NTA-modified carbon electrode as a general relaying substrate to facilitate electron transfer of SOD: Application to in vivo monitoring of O₂^- in a rat brain

Nitrilotriacetic acid (NTA)/histidine-tag (HT) technology has been first employed to facilitate the electron transfer of superoxide dismutase (SOD), and further been developed for in vivo monitoring of superoxide anion (O₂^-) in a rat brain during cerebral ischemia/reperfusion processes. Direct electron transfer of SOD is greatly enhanced at NTA-modified electrode with a high rate constant (k_s) of 24±1.1s^-1. The formal potential (E⁰') of SOD is estimated to be 5±2.5mV vs.
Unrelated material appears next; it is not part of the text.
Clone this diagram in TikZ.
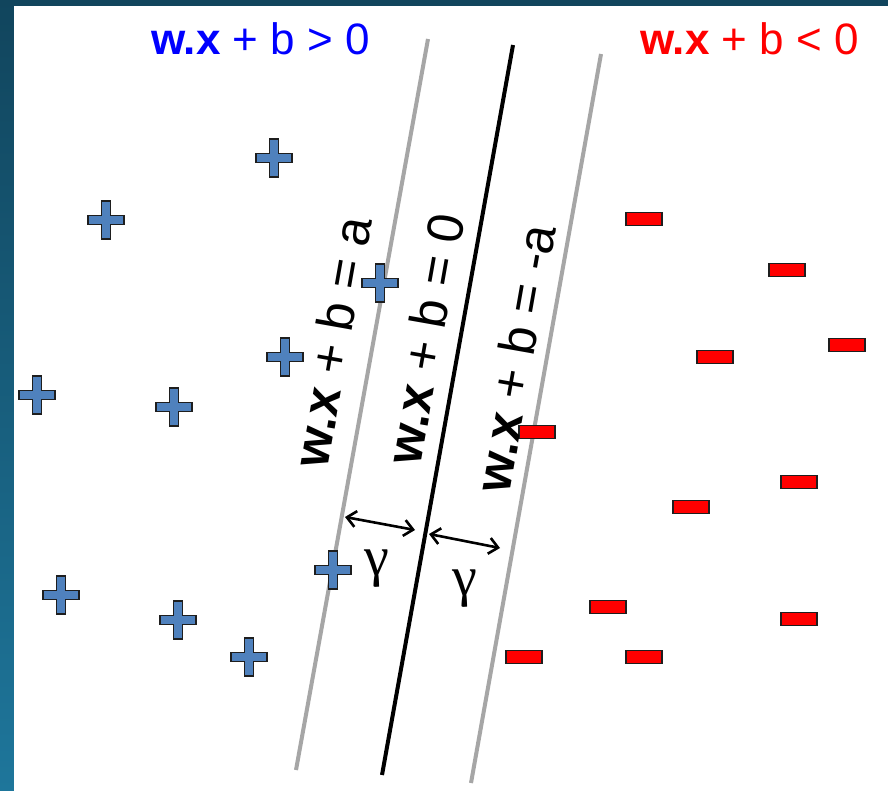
\documentclass[tikz,border=0pt]{standalone}
\usepackage{fontspec}
\setmainfont{Liberation Sans}
\newfontfamily\serifgreek{Liberation Serif}
\usetikzlibrary{arrows.meta}
\definecolor{bgtop}{RGB}{17,69,93}
\definecolor{bgbot}{RGB}{30,118,155}
\definecolor{plusblue}{RGB}{79,129,189}
\definecolor{sepgray}{RGB}{166,166,166}
\definecolor{edgedark}{RGB}{30,30,30}
\begin{document}
\begin{tikzpicture}[x=1pt,y=-1pt,
  plusmark/.pic={\filldraw[fill=plusblue,draw=edgedark,line width=1.3pt]
     (-4.4,-19) -- (4.4,-19) -- (4.4,-4.8) -- (18,-4.8) -- (18,4.8) -- (4.4,4.8)
     -- (4.4,19) -- (-4.4,19) -- (-4.4,4.8) -- (-18,4.8) -- (-18,-4.8) -- (-4.4,-4.8) -- cycle;},
  minusbox/.style={rectangle,draw=edgedark,fill=red,line width=1.3pt,
     minimum width=36pt,minimum height=12.5pt,inner sep=0pt},
  eqlabel/.style={rotate=80,inner sep=0pt,font=\fontsize{51}{51}\selectfont},
  titlelabel/.style={inner sep=0pt,font=\fontsize{44}{44}\selectfont},
  gammalabel/.style={inner sep=0pt,font=\serifgreek\fontsize{56}{56}\selectfont},
  margin/.style={line width=2.6pt,<->,>={Straight Barb[length=9pt,width=16pt,line width=2.6pt]}},
  sepline/.style={line width=4pt,draw=sepgray},
  mainline/.style={line width=4pt,draw=black}]
\useasboundingbox (0,0) rectangle (888,791);
\shade[top color=bgtop,bottom color=bgbot] (0,0) rectangle (888,791);
\fill[white] (14,6) rectangle (888,791);

% separating lines
\coordinate (lt) at (428,39);  \coordinate (lb) at (296,770);
\coordinate (mt) at (513,45);  \coordinate (mb) at (382,775);
\coordinate (rt) at (601,54);  \coordinate (rb) at (471,783);
\draw[sepline] (lt) -- (lb);
\draw[mainline] (mt) -- (mb);
\draw[sepline] (rt) -- (rb);

% titles
\node[titlelabel,text=blue,anchor=base west] (tpos) at (151,55) {\textbf{w.x} + b > 0};
\node[titlelabel,text=red,anchor=base east] (tneg) at (859,55) {\textbf{w.x} + b < 0};

% plus points
\foreach \n/\px/\py in {p1/274/158,p2/106/220,p3/380/283,p4/285/357,p5/37/395,
    p6/174/407,p7/333/570,p8/61/595,p9/178/620,p10/249/657}
  \pic (\n) at (\px,\py) {plusmark};

% minus points
\foreach \n/\px/\py in {m1/644/219,m2/787/270,m3/847/345,m4/715/357,m5/537/432,
    m6/799/482,m7/691/507,m8/608/607,m9/799/619,m10/524/657,m11/644/657}
  \node[minusbox] (\n) at (\px,\py) {};

% equation labels
\node[eqlabel] (eqa) at (332,342) {\textbf{w.x} + b = a};
\node[eqlabel] (eq0) at (425,339) {\textbf{w.x} + b = 0};
\node[eqlabel] (eqm) at (515,358) {\textbf{w.x} + b = -a};

% margins
\coordinate (a1) at (345,517); \coordinate (a2) at (415,530);
\coordinate (b1) at (429,534); \coordinate (b2) at (500,548);
\draw[margin] (a1) -- (a2);
\draw[margin] (b1) -- (b2);
\node[gammalabel] (g1) at (377,569) {γ};
\node[gammalabel] (g2) at (465,589) {γ};
\end{tikzpicture}
\end{document}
Ag|AgCl, because of which the E⁰ value falls between the redox couples of O₂/O₂^- and O₂^-/H₂O₂, indicating that SOD is thermodynamically able to electrochemical catalyze the oxidation of O₂^- to O₂ and the reduction of O₂^- to H₂O₂. In addition, experimental results reveal that SOD is stably immobilized on NTA-modified electrode, and still maintains its biocatalytical activity toward O₂^-. Thus, the electrochemical strategy for detection of O₂^- has been successfully established by the redox reaction of SOD at NTA-modified electrode followed by the chemical reaction of SOD toward O₂^- into O₂ and H₂O₂. The optimized O₂^- biosensor exhibits high selectivity, broad dynamic range from 10^-7 to 10^-4M, low detection limit of 21nM, and good stability and reproducibility. By taking the advantages of the developed strategy, as well as the characteristic of carbon material including biocompatible and easy to miniaturize, a reliable platform has been constructed for in vivo assaying of O₂^- in the rat brain during ischemia and reperfusion processes.